Description of the task: The listing below must be repeated word for word, with its images excluded.

Provided material:

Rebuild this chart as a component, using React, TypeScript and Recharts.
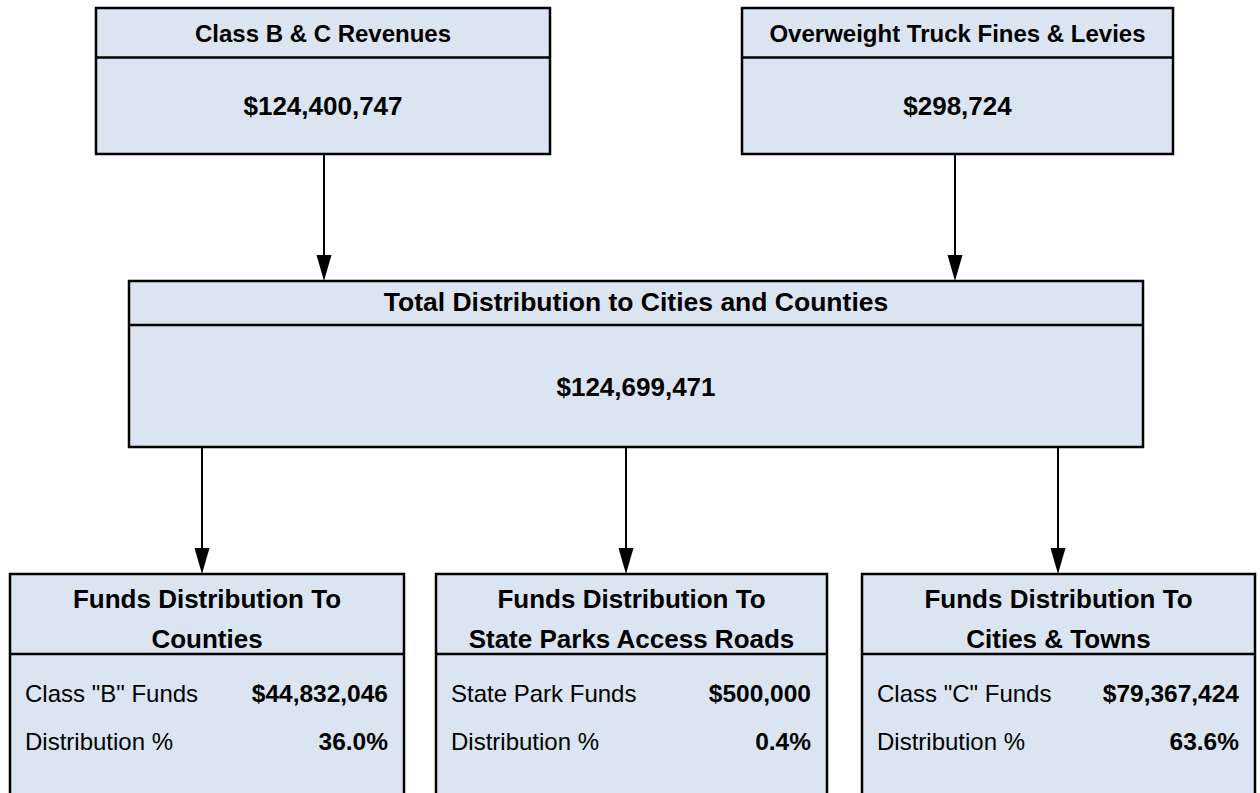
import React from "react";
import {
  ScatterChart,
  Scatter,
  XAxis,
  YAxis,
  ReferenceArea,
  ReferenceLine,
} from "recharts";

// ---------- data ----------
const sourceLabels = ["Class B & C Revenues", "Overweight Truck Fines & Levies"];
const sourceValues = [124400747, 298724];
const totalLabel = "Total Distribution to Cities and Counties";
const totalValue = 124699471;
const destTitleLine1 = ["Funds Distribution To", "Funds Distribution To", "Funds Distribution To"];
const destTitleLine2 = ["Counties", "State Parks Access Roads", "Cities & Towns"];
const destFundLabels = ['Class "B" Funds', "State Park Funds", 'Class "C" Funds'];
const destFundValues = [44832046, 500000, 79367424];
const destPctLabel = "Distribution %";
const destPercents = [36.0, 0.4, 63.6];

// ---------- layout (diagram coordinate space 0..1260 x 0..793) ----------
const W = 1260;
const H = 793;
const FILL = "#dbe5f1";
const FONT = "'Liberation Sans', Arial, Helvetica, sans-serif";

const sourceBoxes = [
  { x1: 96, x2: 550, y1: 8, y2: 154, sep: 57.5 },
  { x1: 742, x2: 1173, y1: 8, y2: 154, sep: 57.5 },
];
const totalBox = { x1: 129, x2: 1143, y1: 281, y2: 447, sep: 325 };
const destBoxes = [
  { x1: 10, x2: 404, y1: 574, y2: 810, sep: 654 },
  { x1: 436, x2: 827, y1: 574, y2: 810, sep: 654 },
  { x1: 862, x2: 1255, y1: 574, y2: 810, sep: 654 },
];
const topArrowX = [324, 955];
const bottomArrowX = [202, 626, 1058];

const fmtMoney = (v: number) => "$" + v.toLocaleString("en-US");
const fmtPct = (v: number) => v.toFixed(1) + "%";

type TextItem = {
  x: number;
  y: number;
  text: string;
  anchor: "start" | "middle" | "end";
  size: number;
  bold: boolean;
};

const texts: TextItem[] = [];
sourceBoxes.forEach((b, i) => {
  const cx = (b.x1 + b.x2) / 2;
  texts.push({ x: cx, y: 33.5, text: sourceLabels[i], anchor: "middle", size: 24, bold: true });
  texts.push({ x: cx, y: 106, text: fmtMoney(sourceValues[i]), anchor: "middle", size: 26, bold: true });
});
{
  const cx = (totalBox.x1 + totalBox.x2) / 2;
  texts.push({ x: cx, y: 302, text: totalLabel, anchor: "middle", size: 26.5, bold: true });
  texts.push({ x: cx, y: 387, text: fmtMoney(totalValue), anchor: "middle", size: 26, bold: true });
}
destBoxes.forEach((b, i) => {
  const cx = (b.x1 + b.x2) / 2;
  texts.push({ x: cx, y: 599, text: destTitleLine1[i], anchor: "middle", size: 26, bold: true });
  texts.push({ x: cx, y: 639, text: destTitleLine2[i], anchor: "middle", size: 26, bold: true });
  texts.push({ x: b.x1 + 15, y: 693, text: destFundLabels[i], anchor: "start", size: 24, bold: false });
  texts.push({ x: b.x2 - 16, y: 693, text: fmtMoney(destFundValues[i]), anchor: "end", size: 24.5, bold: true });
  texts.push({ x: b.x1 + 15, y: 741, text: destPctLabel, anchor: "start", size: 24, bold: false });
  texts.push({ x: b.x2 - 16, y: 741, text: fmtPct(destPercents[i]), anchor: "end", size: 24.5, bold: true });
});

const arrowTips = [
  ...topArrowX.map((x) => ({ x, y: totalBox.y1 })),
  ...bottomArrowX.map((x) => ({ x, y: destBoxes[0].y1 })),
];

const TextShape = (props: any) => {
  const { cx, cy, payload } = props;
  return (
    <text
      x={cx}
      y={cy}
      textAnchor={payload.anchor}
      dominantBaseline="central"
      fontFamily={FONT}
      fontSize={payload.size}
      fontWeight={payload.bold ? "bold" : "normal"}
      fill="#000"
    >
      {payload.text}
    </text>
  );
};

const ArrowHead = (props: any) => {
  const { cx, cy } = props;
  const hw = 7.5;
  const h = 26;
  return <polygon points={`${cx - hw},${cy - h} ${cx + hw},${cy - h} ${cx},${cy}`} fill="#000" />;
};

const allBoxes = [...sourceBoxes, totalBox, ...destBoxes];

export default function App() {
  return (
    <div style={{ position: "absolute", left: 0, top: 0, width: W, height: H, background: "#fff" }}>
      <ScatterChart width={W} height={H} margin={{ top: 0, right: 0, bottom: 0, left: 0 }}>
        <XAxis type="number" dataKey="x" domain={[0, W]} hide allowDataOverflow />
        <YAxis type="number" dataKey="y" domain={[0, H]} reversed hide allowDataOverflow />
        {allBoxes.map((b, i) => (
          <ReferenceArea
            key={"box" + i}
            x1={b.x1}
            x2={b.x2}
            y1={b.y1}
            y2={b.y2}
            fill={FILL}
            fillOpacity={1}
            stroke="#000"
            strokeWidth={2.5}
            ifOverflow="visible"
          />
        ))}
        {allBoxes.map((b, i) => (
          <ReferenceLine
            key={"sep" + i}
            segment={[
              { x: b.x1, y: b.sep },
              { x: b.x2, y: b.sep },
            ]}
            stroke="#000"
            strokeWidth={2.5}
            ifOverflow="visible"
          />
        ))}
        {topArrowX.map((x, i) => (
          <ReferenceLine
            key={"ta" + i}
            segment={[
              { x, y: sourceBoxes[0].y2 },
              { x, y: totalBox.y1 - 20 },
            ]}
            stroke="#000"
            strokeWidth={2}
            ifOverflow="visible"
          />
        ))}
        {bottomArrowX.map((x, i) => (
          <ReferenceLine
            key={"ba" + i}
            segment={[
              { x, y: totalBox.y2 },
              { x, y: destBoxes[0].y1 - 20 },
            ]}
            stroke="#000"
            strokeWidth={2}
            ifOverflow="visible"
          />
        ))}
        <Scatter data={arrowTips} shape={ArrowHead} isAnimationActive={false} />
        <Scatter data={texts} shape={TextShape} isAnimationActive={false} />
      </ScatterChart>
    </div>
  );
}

The result:
Rebuild this chart as a component, using React, TypeScript and Recharts.
import React from "react";
import {
  ScatterChart,
  Scatter,
  XAxis,
  YAxis,
  ReferenceArea,
  ReferenceLine,
} from "recharts";

// ---------- data ----------
const sourceLabels = ["Class B & C Revenues", "Overweight Truck Fines & Levies"];
const sourceValues = [124400747, 298724];
const totalLabel = "Total Distribution to Cities and Counties";
const totalValue = 124699471;
const destTitleLine1 = ["Funds Distribution To", "Funds Distribution To", "Funds Distribution To"];
const destTitleLine2 = ["Counties", "State Parks Access Roads", "Cities & Towns"];
const destFundLabels = ['Class "B" Funds', "State Park Funds", 'Class "C" Funds'];
const destFundValues = [44832046, 500000, 79367424];
const destPctLabel = "Distribution %";
const destPercents = [36.0, 0.4, 63.6];

// ---------- layout (diagram coordinate space 0..1260 x 0..793) ----------
const W = 1260;
const H = 793;
const FILL = "#dbe5f1";
const FONT = "'Liberation Sans', Arial, Helvetica, sans-serif";

const sourceBoxes = [
  { x1: 96, x2: 550, y1: 8, y2: 154, sep: 57.5 },
  { x1: 742, x2: 1173, y1: 8, y2: 154, sep: 57.5 },
];
const totalBox = { x1: 129, x2: 1143, y1: 281, y2: 447, sep: 325 };
const destBoxes = [
  { x1: 10, x2: 404, y1: 574, y2: 810, sep: 654 },
  { x1: 436, x2: 827, y1: 574, y2: 810, sep: 654 },
  { x1: 862, x2: 1255, y1: 574, y2: 810, sep: 654 },
];
const topArrowX = [324, 955];
const bottomArrowX = [202, 626, 1058];

const fmtMoney = (v: number) => "$" + v.toLocaleString("en-US");
const fmtPct = (v: number) => v.toFixed(1) + "%";

type TextItem = {
  x: number;
  y: number;
  text: string;
  anchor: "start" | "middle" | "end";
  size: number;
  bold: boolean;
};

const texts: TextItem[] = [];
sourceBoxes.forEach((b, i) => {
  const cx = (b.x1 + b.x2) / 2;
  texts.push({ x: cx, y: 33.5, text: sourceLabels[i], anchor: "middle", size: 24, bold: true });
  texts.push({ x: cx, y: 106, text: fmtMoney(sourceValues[i]), anchor: "middle", size: 26, bold: true });
});
{
  const cx = (totalBox.x1 + totalBox.x2) / 2;
  texts.push({ x: cx, y: 302, text: totalLabel, anchor: "middle", size: 26.5, bold: true });
  texts.push({ x: cx, y: 387, text: fmtMoney(totalValue), anchor: "middle", size: 26, bold: true });
}
destBoxes.forEach((b, i) => {
  const cx = (b.x1 + b.x2) / 2;
  texts.push({ x: cx, y: 599, text: destTitleLine1[i], anchor: "middle", size: 26, bold: true });
  texts.push({ x: cx, y: 639, text: destTitleLine2[i], anchor: "middle", size: 26, bold: true });
  texts.push({ x: b.x1 + 15, y: 693, text: destFundLabels[i], anchor: "start", size: 24, bold: false });
  texts.push({ x: b.x2 - 16, y: 693, text: fmtMoney(destFundValues[i]), anchor: "end", size: 24.5, bold: true });
  texts.push({ x: b.x1 + 15, y: 741, text: destPctLabel, anchor: "start", size: 24, bold: false });
  texts.push({ x: b.x2 - 16, y: 741, text: fmtPct(destPercents[i]), anchor: "end", size: 24.5, bold: true });
});

const arrowTips = [
  ...topArrowX.map((x) => ({ x, y: totalBox.y1 })),
  ...bottomArrowX.map((x) => ({ x, y: destBoxes[0].y1 })),
];

const TextShape = (props: any) => {
  const { cx, cy, payload } = props;
  return (
    <text
      x={cx}
      y={cy}
      textAnchor={payload.anchor}
      dominantBaseline="central"
      fontFamily={FONT}
      fontSize={payload.size}
      fontWeight={payload.bold ? "bold" : "normal"}
      fill="#000"
    >
      {payload.text}
    </text>
  );
};

const ArrowHead = (props: any) => {
  const { cx, cy } = props;
  const hw = 7.5;
  const h = 26;
  return <polygon points={`${cx - hw},${cy - h} ${cx + hw},${cy - h} ${cx},${cy}`} fill="#000" />;
};

const allBoxes = [...sourceBoxes, totalBox, ...destBoxes];

export default function App() {
  return (
    <div style={{ position: "absolute", left: 0, top: 0, width: W, height: H, background: "#fff" }}>
      <ScatterChart width={W} height={H} margin={{ top: 0, right: 0, bottom: 0, left: 0 }}>
        <XAxis type="number" dataKey="x" domain={[0, W]} hide allowDataOverflow />
        <YAxis type="number" dataKey="y" domain={[0, H]} reversed hide allowDataOverflow />
        {allBoxes.map((b, i) => (
          <ReferenceArea
            key={"box" + i}
            x1={b.x1}
            x2={b.x2}
            y1={b.y1}
            y2={b.y2}
            fill={FILL}
            fillOpacity={1}
            stroke="#000"
            strokeWidth={2.5}
            ifOverflow="visible"
          />
        ))}
        {allBoxes.map((b, i) => (
          <ReferenceLine
            key={"sep" + i}
            segment={[
              { x: b.x1, y: b.sep },
              { x: b.x2, y: b.sep },
            ]}
            stroke="#000"
            strokeWidth={2.5}
            ifOverflow="visible"
          />
        ))}
        {topArrowX.map((x, i) => (
          <ReferenceLine
            key={"ta" + i}
            segment={[
              { x, y: sourceBoxes[0].y2 },
              { x, y: totalBox.y1 - 20 },
            ]}
            stroke="#000"
            strokeWidth={2}
            ifOverflow="visible"
          />
        ))}
        {bottomArrowX.map((x, i) => (
          <ReferenceLine
            key={"ba" + i}
            segment={[
              { x, y: totalBox.y2 },
              { x, y: destBoxes[0].y1 - 20 },
            ]}
            stroke="#000"
            strokeWidth={2}
            ifOverflow="visible"
          />
        ))}
        <Scatter data={arrowTips} shape={ArrowHead} isAnimationActive={false} />
        <Scatter data={texts} shape={TextShape} isAnimationActive={false} />
      </ScatterChart>
    </div>
  );
}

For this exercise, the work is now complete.